Не зная ничего этого, И. Аксаков подал 1 августа в цензуру материал для второй части «Сборника». Предупрежденная цензура открыла в представленных рукописях целый ряд сомнительных мест и выражений, а Дубельт нашел, что «московские славянофилы смешивают приверженность свою к русской старине с такими началами, которые не могут существовать в монархическом Государстве».
Их, «как людей открыто неблагонамеренных», следует подвергнуть гласному надзору и «запретить им даже и представлять к напечатанию свои сочинения».
Решено было, однако, ограничиться постановлением, что славянофилы должны впредь представлять все свои рукописи в Главное управление цензуры.

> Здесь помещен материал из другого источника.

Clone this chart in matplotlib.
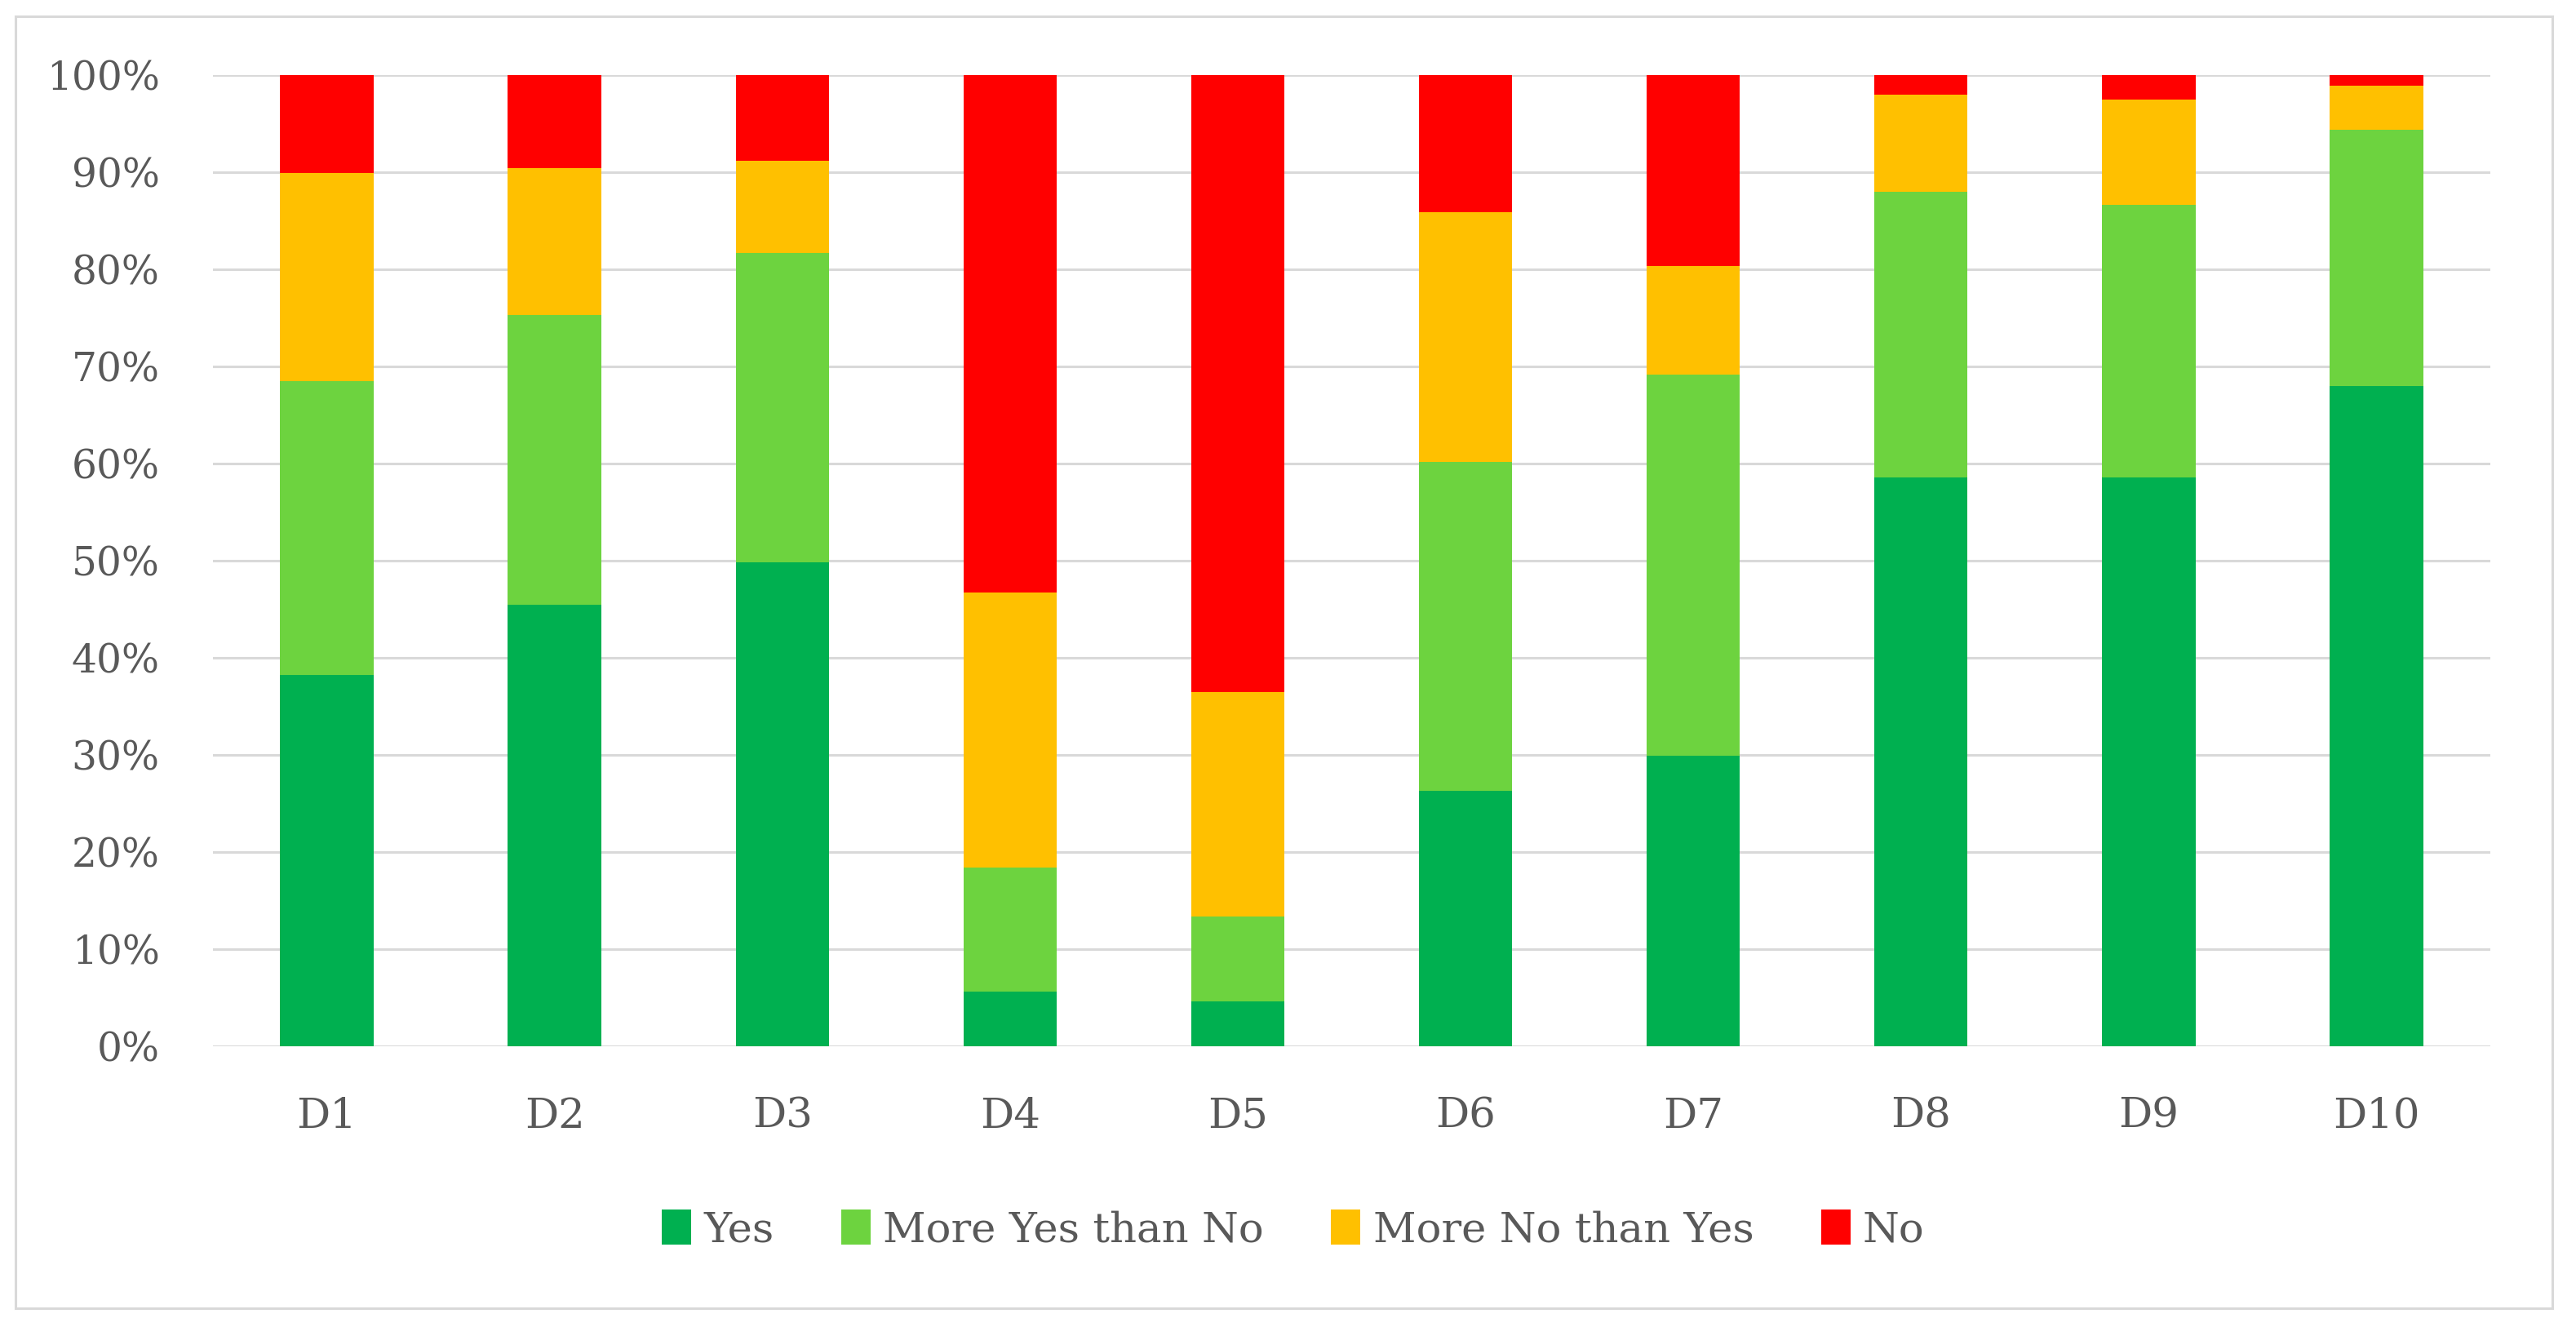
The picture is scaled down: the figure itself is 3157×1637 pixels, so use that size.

В 1853 году запрещено было славянофилу Аксакову даже издать «Охотничий сборник». После этого славянофилы должны были замолчать в печати: им оставалось одно средство — то самое, которое вообще широко практиковалось в те годы и их теоретическими противниками: рукописная литература. Этим путем распространились знаменитые стихи Xомякова, написанные им по поводу разрыва России с Францией и Англией:
Вставай, страна моя родная За братьев. Бог тебя зовет....
Но помни: быть орудьем Бога Земным созданьям тяжело;
Своих рабов он судит строго, —
А на тебя, увы, как много Грехов ужасных налегло.
В судах полна неправдой черной И игом рабства клеймена Безбожной лести, лжи тлетворной И лени мертвой и позорной И всякой мерзости полна!
По поводу этих стихов Xомякову пришлось объясняться с За- кревским.
Все это давало власти основания подозревать славянофилов в противогосударственных намерениях, и начальник штаба отдельного корпуса жандармов и управляющий 3-м отделением Л.В. Дубельт писал: «Выражаясь напыщенно и двусмысленно, славянофилы нередко заставляют сомневаться, не кроется ли под их патриотическими взглядами целей, противных правительству». Этим, в частности, и объясняются подозрительность правительства в отношении славянофилов и постоянное стеснение их деятельности.